Most inks use pigments that absorb light and consequently fade with excess sun exposure. Inspiration for a more sustainable, non-absorbing, alternative may be found in nature. Some organisms have developed structural coloration, through millions of years of evolution. This color arises via the interference of light with submicron features. To mimic this, we may use cellulose nanocrystals (CNCs), which can spontaneously self assemble into a cholesteric liquid crystalline phase in aqueous suspensions. Drying these CNC suspensions can result in structurally colored films. While much research has focused on aqueous suspensions of CNCs, less is known about transferring CNCs to apolar solvents, like toluene.
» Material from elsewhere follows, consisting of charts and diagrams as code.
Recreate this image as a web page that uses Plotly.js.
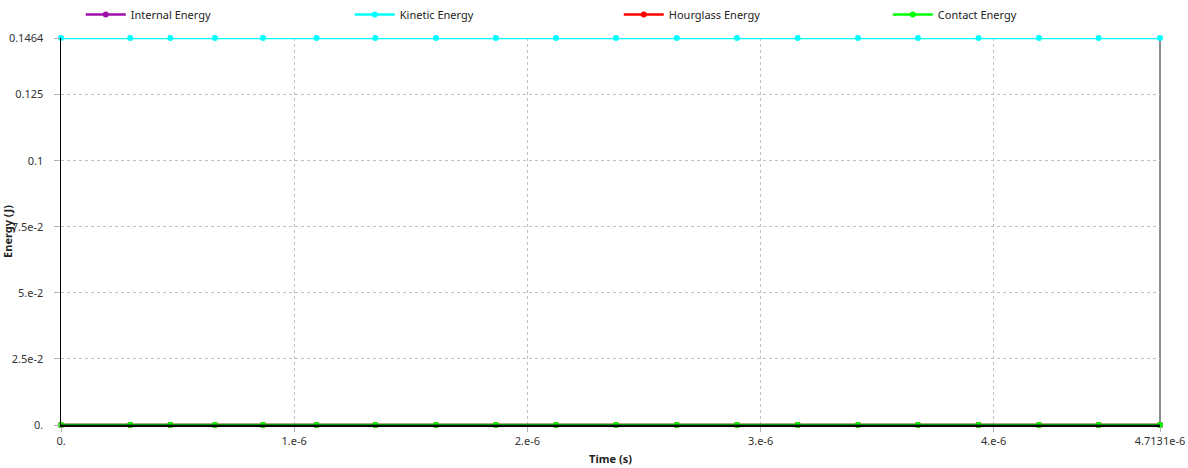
<!DOCTYPE html>
<html>
<head>
<meta charset="utf-8">
<script src="https://cdn.plot.ly/plotly-3.0.1.min.js"></script>
<style>
html,body{margin:0;padding:0;background:#fff;}
#chart{width:1188px;height:468px;}
</style>
</head>
<body>
<div id="chart"></div>
<script>
// Time values (s)
const time = [0, 0.297e-6, 0.469e-6, 0.660e-6, 0.866e-6, 1.096e-6, 1.348e-6, 1.608e-6, 1.865e-6, 2.123e-6,
              2.380e-6, 2.641e-6, 2.899e-6, 3.159e-6, 3.418e-6, 3.675e-6, 3.935e-6, 4.194e-6, 4.450e-6, 4.7131e-6];
const internalEnergy  = [0,0,0,0,0,0,0,0,0,0,0,0,0,0,0,0,0,0,0,0];
const kineticEnergy   = [0.1464,0.1464,0.1464,0.1464,0.1464,0.1464,0.1464,0.1464,0.1464,0.1464,
                         0.1464,0.1464,0.1464,0.1464,0.1464,0.1464,0.1464,0.1464,0.1464,0.1464];
const hourglassEnergy = [0,0,0,0,0,0,0,0,0,0,0,0,0,0,0,0,0,0,0,0];
const contactEnergy   = [0,0,0,0,0,0,0,0,0,0,0,0,0,0,0,0,0,0,0,0];

const seriesNames = ["Internal Energy", "Kinetic Energy", "Hourglass Energy", "Contact Energy"];
const seriesColors = ["#A010A8", "#00FFFF", "#FF0000", "#00FF00"];

const xTickVals = [0, 1e-6, 2e-6, 3e-6, 4e-6, 4.7131e-6];
const xTickText = ["0.", "1.e-6", "2.e-6", "3.e-6", "4.e-6", "4.7131e-6"];
const yTickVals = [0, 0.025, 0.05, 0.075, 0.1, 0.125, 0.1464];
const yTickText = ["0.", "2.5e-2", "5.e-2", "7.5e-2", "0.1", "0.125", "0.1464"];

const seriesData = [internalEnergy, kineticEnergy, hourglassEnergy, contactEnergy];
const traces = seriesData.map((ys, i) => ({
  x: time, y: ys, name: seriesNames[i], type: "scatter", mode: "lines+markers",
  line: {color: seriesColors[i], width: 2.5},
  marker: {color: seriesColors[i], size: 6, symbol: "circle"},
  cliponaxis: false
}));

const font = {family: "Noto Sans, DejaVu Sans, sans-serif", size: 11, color: "#333"};
const layout = {
  width: 1188, height: 468,
  margin: {l: 61, r: 28, t: 38, b: 43, autoexpand: false},
  paper_bgcolor: "#fff", plot_bgcolor: "#fff",
  font: font,
  showlegend: true,
  legend: {
    orientation: "h", xref: "container", yref: "container",
    x: 0.068, y: 1.0, xanchor: "left", yanchor: "top",
    entrywidth: 214, entrywidthmode: "pixels",
    font: {family: font.family, size: 11, color: "#222"},
    itemwidth: 40, traceorder: "normal", bgcolor: "rgba(0,0,0,0)"
  },
  xaxis: {
    range: [0, 4.7131e-6], tickvals: xTickVals, ticktext: xTickText,
    showgrid: true, gridcolor: "#c0c0c0", griddash: "3px,3px", gridwidth: 1,
    showline: true, linecolor: "#000", linewidth: 1.5,
    ticks: "outside", ticklen: 5, tickcolor: "#b0b0b0",
    zeroline: false, automargin: false,
    title: {text: "<b>Time (s)</b>", font: {family: font.family, size: 11, color: "#222"}, standoff: 8}
  },
  yaxis: {
    range: [0, 0.1464], tickvals: yTickVals, ticktext: yTickText,
    showgrid: true, gridcolor: "#c0c0c0", griddash: "3px,3px", gridwidth: 1,
    showline: true, linecolor: "#000", linewidth: 1.5,
    ticks: "outside", ticklen: 6, tickcolor: "#b0b0b0", ticklabelstandoff: 8,
    zeroline: false, automargin: false,
    title: {text: "<b>Energy (J)</b>", font: {family: font.family, size: 11, color: "#222"}, standoff: 0}
  },
  shapes: [
    {type: "line", xref: "paper", yref: "paper", x0: 1, x1: 1, y0: 0, y1: 1,
     line: {color: "#666", width: 1.5}, layer: "below"},
    {type: "line", xref: "paper", yref: "paper", x0: 0, x1: 1, y0: 0, y1: 0,
     line: {color: "#0a2a0a", width: 1.2}, layer: "above"}
  ]
};

Plotly.newPlot("chart", traces, layout, {displayModeBar: false, staticPlot: true});
</script>
</body>
</html>
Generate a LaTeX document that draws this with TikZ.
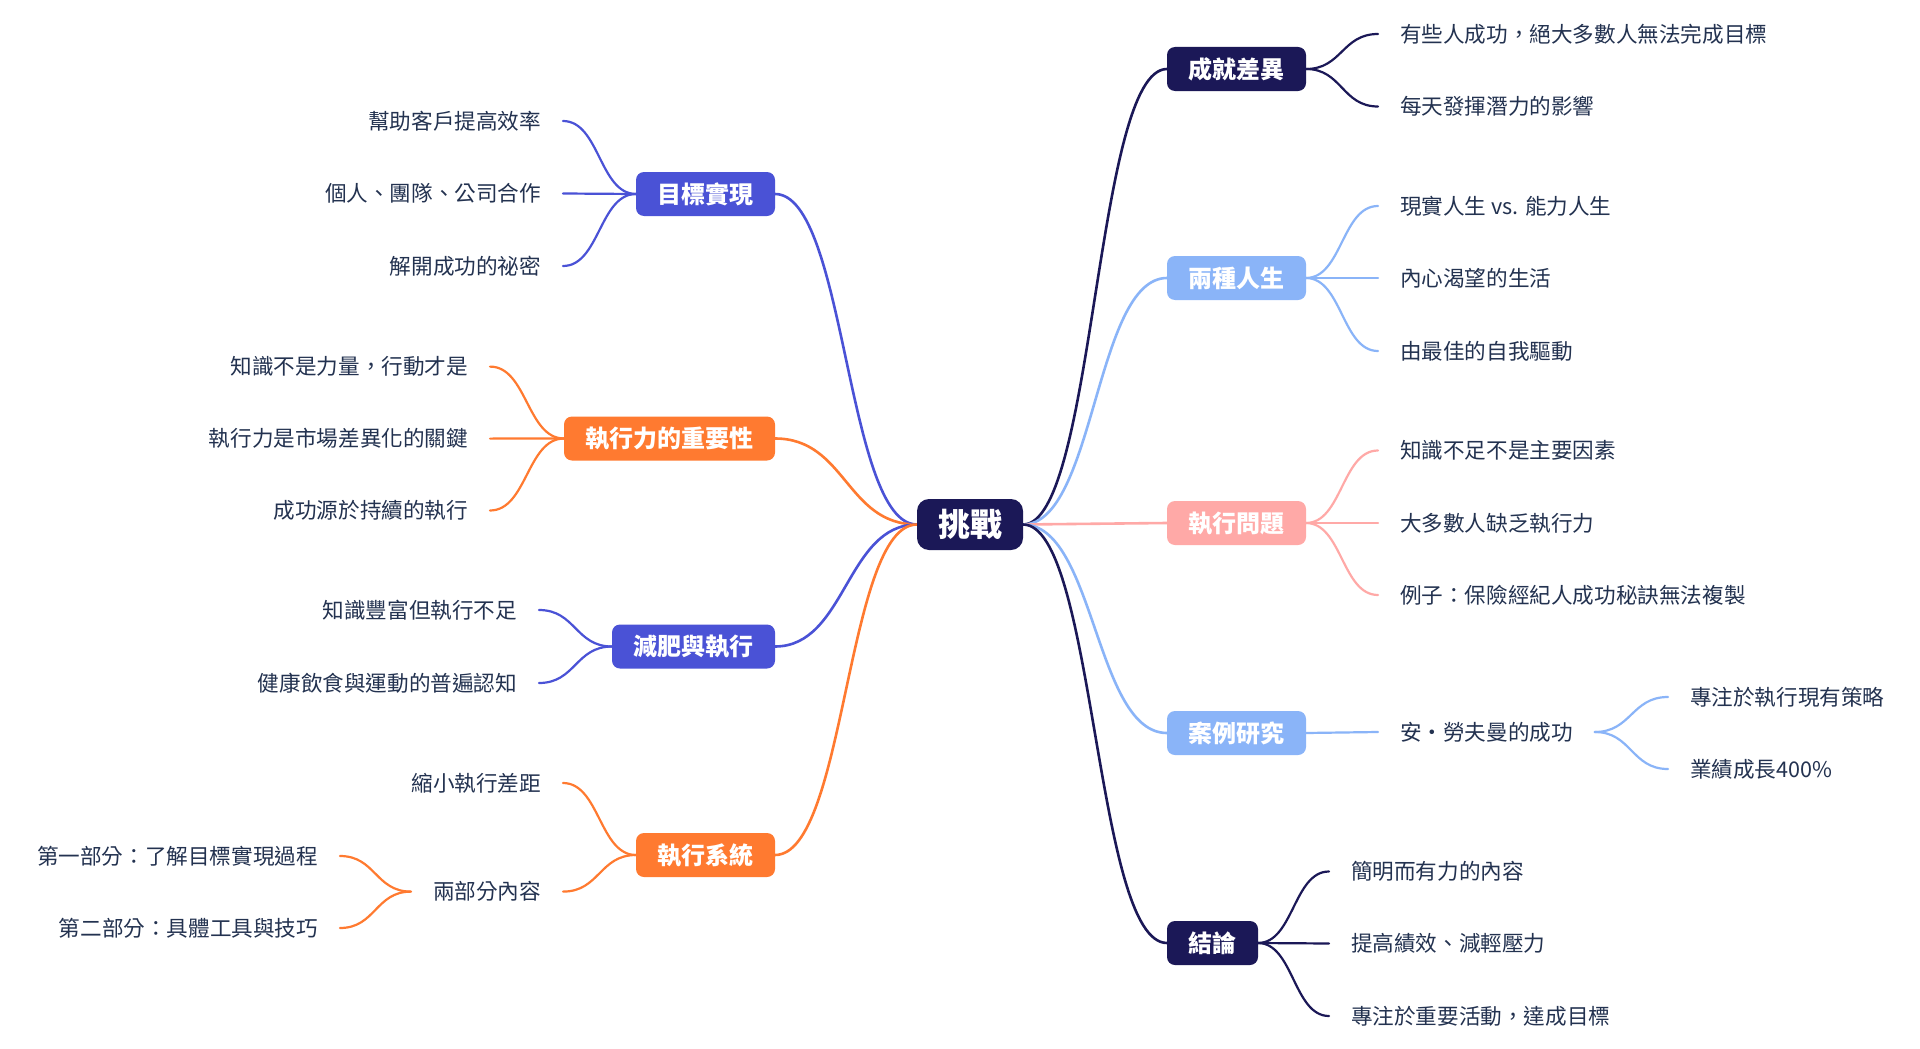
\documentclass[tikz,border=0pt]{standalone}
\usepackage{fontspec}
\setmainfont{Noto Sans CJK TC}
\usetikzlibrary{calc}
\definecolor{mmnavy}{HTML}{1B1857}
\definecolor{mmlblue}{HTML}{8AB4F8}
\definecolor{mmpink}{HTML}{FFA9A7}
\definecolor{mmblue}{HTML}{4A52D6}
\definecolor{mmorange}{HTML}{FF7A30}
\definecolor{mmtext}{HTML}{233250}
\pgfdeclarelayer{bglayer}
\pgfdeclarelayer{linelayer}
\pgfsetlayers{bglayer,linelayer,main}
\newcommand\mmlink[3]{%
  \path (#2) coordinate (mmA);
  \path (#3) coordinate (mmB);
  \path ($(mmA)!0.5!(mmB)$) coordinate (mmM);
  \draw[#1] (mmA) .. controls (mmM |- mmA) and (mmM |- mmB) .. (mmB);}
\begin{document}
\begin{tikzpicture}[x=1pt,y=-1pt,
  lvbox/.style={rounded corners=8pt, text=white, inner xsep=21.5pt, inner ysep=0pt,
    minimum height=44pt, outer sep=0pt, text height=21.1pt, text depth=2.9pt,
    font=\fontsize{24}{28}\bfseries\selectfont},
  rootbox/.style={lvbox, rounded corners=12pt, fill=mmnavy, minimum height=51pt, inner xsep=21pt,
    text height=28.2pt, text depth=3.8pt,
    font=\fontsize{32}{36}\bfseries\selectfont},
  navybox/.style={lvbox, fill=mmnavy},
  lbluebox/.style={lvbox, fill=mmlblue},
  pinkbox/.style={lvbox, fill=mmpink},
  bluebox/.style={lvbox, fill=mmblue},
  orangebox/.style={lvbox, fill=mmorange},
  leaf/.style={text=mmtext, inner sep=0pt, outer xsep=22pt, outer ysep=0pt,
    text height=19pt, text depth=2.6pt, font=\fontsize{21.6}{26}\selectfont},
  rleaf/.style={leaf, anchor=west},
  lleaf/.style={leaf, anchor=east},
  mainedge/.style={line width=2.6pt, line cap=round},
  subedge/.style={line width=2.2pt, line cap=round},
]
\begin{pgfonlayer}{bglayer}
\fill[white] (0,0) rectangle (1920,1049);
\end{pgfonlayer}
\useasboundingbox (0,0) rectangle (1920,1049);

% root
\node[rootbox] (root) at (970,524.5) {挑戰};

% right level 1
\node[navybox, anchor=west] (c1) at (1167,69) {成就差異};
\node[lbluebox, anchor=west] (c2) at (1167,278) {兩種人生};
\node[pinkbox, anchor=west] (c3) at (1167,523) {執行問題};
\node[lbluebox, anchor=west] (c4) at (1167,733) {案例研究};
\node[navybox, anchor=west] (c5) at (1167,943) {結論};

% left level 1
\node[bluebox, anchor=east] (c6) at (775,194) {目標實現};
\node[orangebox, anchor=east] (c7) at (775,438.5) {執行力的重要性};
\node[bluebox, anchor=east] (c8) at (775,646.5) {減肥與執行};
\node[orangebox, anchor=east] (c9) at (775,855) {執行系統};

% right leaves
\node[rleaf] (c1a) at (1378,34) {有些人成功，絕大多數人無法完成目標};
\node[rleaf] (c1b) at (1378,106.5) {每天發揮潛力的影響};
\node[rleaf] (c2a) at (1378,206) {現實人生 vs. 能力人生};
\node[rleaf] (c2b) at (1378,278) {內心渴望的生活};
\node[rleaf] (c2c) at (1378,351) {由最佳的自我驅動};
\node[rleaf] (c3a) at (1378,450.5) {知識不足不是主要因素};
\node[rleaf] (c3b) at (1378,523) {大多數人缺乏執行力};
\node[rleaf] (c3c) at (1378,595) {例子：保險經紀人成功秘訣無法複製};
\node[rleaf] (c4a) at (1378,732) {安‧勞夫曼的成功};
\node[rleaf] (c4a1) at (1668,697) {專注於執行現有策略};
\node[rleaf] (c4a2) at (1668,769) {業績成長400\%};
\node[rleaf] (c5a) at (1329,871.5) {簡明而有力的內容};
\node[rleaf] (c5b) at (1329,943.5) {提高績效、減輕壓力};
\node[rleaf] (c5c) at (1329,1016) {專注於重要活動，達成目標};

% left leaves
\node[lleaf] (c6a) at (563,121) {幫助客戶提高效率};
\node[lleaf] (c6b) at (563,193.5) {個人、團隊、公司合作};
\node[lleaf] (c6c) at (563,266) {解開成功的祕密};
\node[lleaf] (c7a) at (490,366.6) {知識不是力量，行動才是};
\node[lleaf] (c7b) at (490,438.6) {執行力是市場差異化的關鍵};
\node[lleaf] (c7c) at (490,510.5) {成功源於持續的執行};
\node[lleaf] (c8a) at (539,610) {知識豐富但執行不足};
\node[lleaf] (c8b) at (539,683) {健康飲食與運動的普遍認知};
\node[lleaf] (c9a) at (563,783) {縮小執行差距};
\node[lleaf] (c9b) at (563,891.6) {兩部分內容};
\node[lleaf] (c9b1) at (340,856) {第一部分：了解目標實現過程};
\node[lleaf] (c9b2) at (340,928) {第二部分：具體工具與技巧};

\begin{pgfonlayer}{linelayer}
% root to level 1
\mmlink{mainedge, mmnavy}{root.east}{c1.west}
\mmlink{mainedge, mmlblue}{root.east}{c2.west}
\mmlink{mainedge, mmpink}{root.east}{c3.west}
\mmlink{mainedge, mmlblue}{root.east}{c4.west}
\mmlink{mainedge, mmnavy}{root.east}{c5.west}
\mmlink{mainedge, mmblue}{root.west}{c6.east}
\mmlink{mainedge, mmorange}{root.west}{c7.east}
\mmlink{mainedge, mmblue}{root.west}{c8.east}
\mmlink{mainedge, mmorange}{root.west}{c9.east}
% right subtrees
\mmlink{subedge, mmnavy}{c1.east}{c1a.west}
\mmlink{subedge, mmnavy}{c1.east}{c1b.west}
\mmlink{subedge, mmlblue}{c2.east}{c2a.west}
\mmlink{subedge, mmlblue}{c2.east}{c2b.west}
\mmlink{subedge, mmlblue}{c2.east}{c2c.west}
\mmlink{subedge, mmpink}{c3.east}{c3a.west}
\mmlink{subedge, mmpink}{c3.east}{c3b.west}
\mmlink{subedge, mmpink}{c3.east}{c3c.west}
\mmlink{subedge, mmlblue}{c4.east}{c4a.west}
\mmlink{subedge, mmlblue}{c4a.east}{c4a1.west}
\mmlink{subedge, mmlblue}{c4a.east}{c4a2.west}
\mmlink{subedge, mmnavy}{c5.east}{c5a.west}
\mmlink{subedge, mmnavy}{c5.east}{c5b.west}
\mmlink{subedge, mmnavy}{c5.east}{c5c.west}
% left subtrees
\mmlink{subedge, mmblue}{c6.west}{c6a.east}
\mmlink{subedge, mmblue}{c6.west}{c6b.east}
\mmlink{subedge, mmblue}{c6.west}{c6c.east}
\mmlink{subedge, mmorange}{c7.west}{c7a.east}
\mmlink{subedge, mmorange}{c7.west}{c7b.east}
\mmlink{subedge, mmorange}{c7.west}{c7c.east}
\mmlink{subedge, mmblue}{c8.west}{c8a.east}
\mmlink{subedge, mmblue}{c8.west}{c8b.east}
\mmlink{subedge, mmorange}{c9.west}{c9a.east}
\mmlink{subedge, mmorange}{c9.west}{c9b.east}
\mmlink{subedge, mmorange}{c9b.west}{c9b1.east}
\mmlink{subedge, mmorange}{c9b.west}{c9b2.east}
\end{pgfonlayer}
\end{tikzpicture}
\end{document}
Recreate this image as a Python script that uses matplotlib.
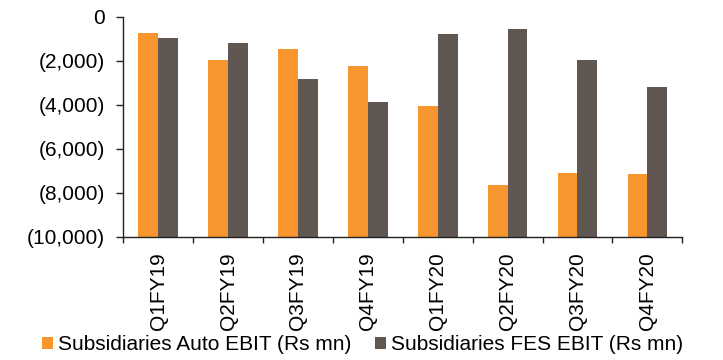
import matplotlib
matplotlib.use("Agg")
import matplotlib.pyplot as plt
import numpy as np
from matplotlib.ticker import FuncFormatter, FixedLocator

plt.rcParams['font.family'] = ['Liberation Sans', 'DejaVu Sans']

categories = ["Q1FY19", "Q2FY19", "Q3FY19", "Q4FY19", "Q1FY20", "Q2FY20", "Q3FY20", "Q4FY20"]
auto_ebit = [-760, -1990, -1470, -2260, -4060, -7650, -7090, -7170]
fes_ebit = [-980, -1180, -2850, -3890, -800, -575, -1985, -3210]
series_names = ["Subsidiaries Auto EBIT (Rs mn)", "Subsidiaries FES EBIT (Rs mn)"]

fig = plt.figure(figsize=(7.23, 3.6), dpi=100)
ax = fig.add_axes([123.3/723, 1-236.7/360, (682.3-123.3)/723, (236.7-16.7)/360])

base = -10000
x = np.arange(len(categories))
w = 0.283
c_auto = "#F7962F"
c_fes = "#605652"
ax.bar(x - w/2, np.array(auto_ebit) - base, bottom=base, width=w, color=c_auto, label=series_names[0])
ax.bar(x + w/2, np.array(fes_ebit) - base, bottom=base, width=w, color=c_fes, label=series_names[1])

ax.set_xlim(-0.5, len(categories) - 0.5)
ax.set_ylim(-10000, 0)
ax.set_yticks(np.arange(-10000, 1, 2000))

def fmt(v, pos):
    v = int(round(v))
    if v < 0:
        return "({:,})".format(-v)
    return "{:,}".format(v)

ax.yaxis.set_major_formatter(FuncFormatter(fmt))
ax.set_xticks(x)
ax.set_xticklabels(categories, rotation=90, fontsize=15)
ax.xaxis.set_minor_locator(FixedLocator(np.arange(-0.5, len(categories), 1)))
ax.tick_params(axis='x', which='major', length=0, pad=11.5)
ax.tick_params(axis='x', which='minor', length=4.5, width=1, color="#222222", direction='out')
ax.tick_params(axis='y', length=4.8, width=1, color="#222222", labelsize=15, pad=8.4)

for s in ["top", "right"]:
    ax.spines[s].set_visible(False)
for s in ["left", "bottom"]:
    ax.spines[s].set_color("#222222")
    ax.spines[s].set_linewidth(1)

fig.legend(loc="center", bbox_to_anchor=(362.5/723, 1-345/360), ncol=2, frameon=False,
           fontsize=15, handlelength=0.53, handleheight=0.53, handletextpad=0.24,
           columnspacing=1.16, borderpad=0, borderaxespad=0)

fig.savefig("out.png", dpi=100)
Furthermore, drying these apolar suspensions into structurally colored films is virtually unexplored to our knowledge. In this thesis, we present a surfactant: STEPFAC 8170-U, a nonylphenol polyoxyethylene phosphate ester, that is capable of stably suspending CNCs in toluene over extended periods of time. Using these suspensions, we were able to set up phase diagrams for this system with concentrations between ∼18-50 wt.% Drying of the apolar CNC suspensions on a glass substrate resulted in structurally colored films, with a peak wavelength between 805-920 nm. The single-surfactant addition improved the flexibility of the films greatly. This allowed for blue-shifting of the peak wavelength, as measured by UV-vis, by applying pressure to the film. Additionally, introduction of the surfactant induced sensitivity to water and humidity to the films. An increased humidity red-shifted the peak wavelength of dried films.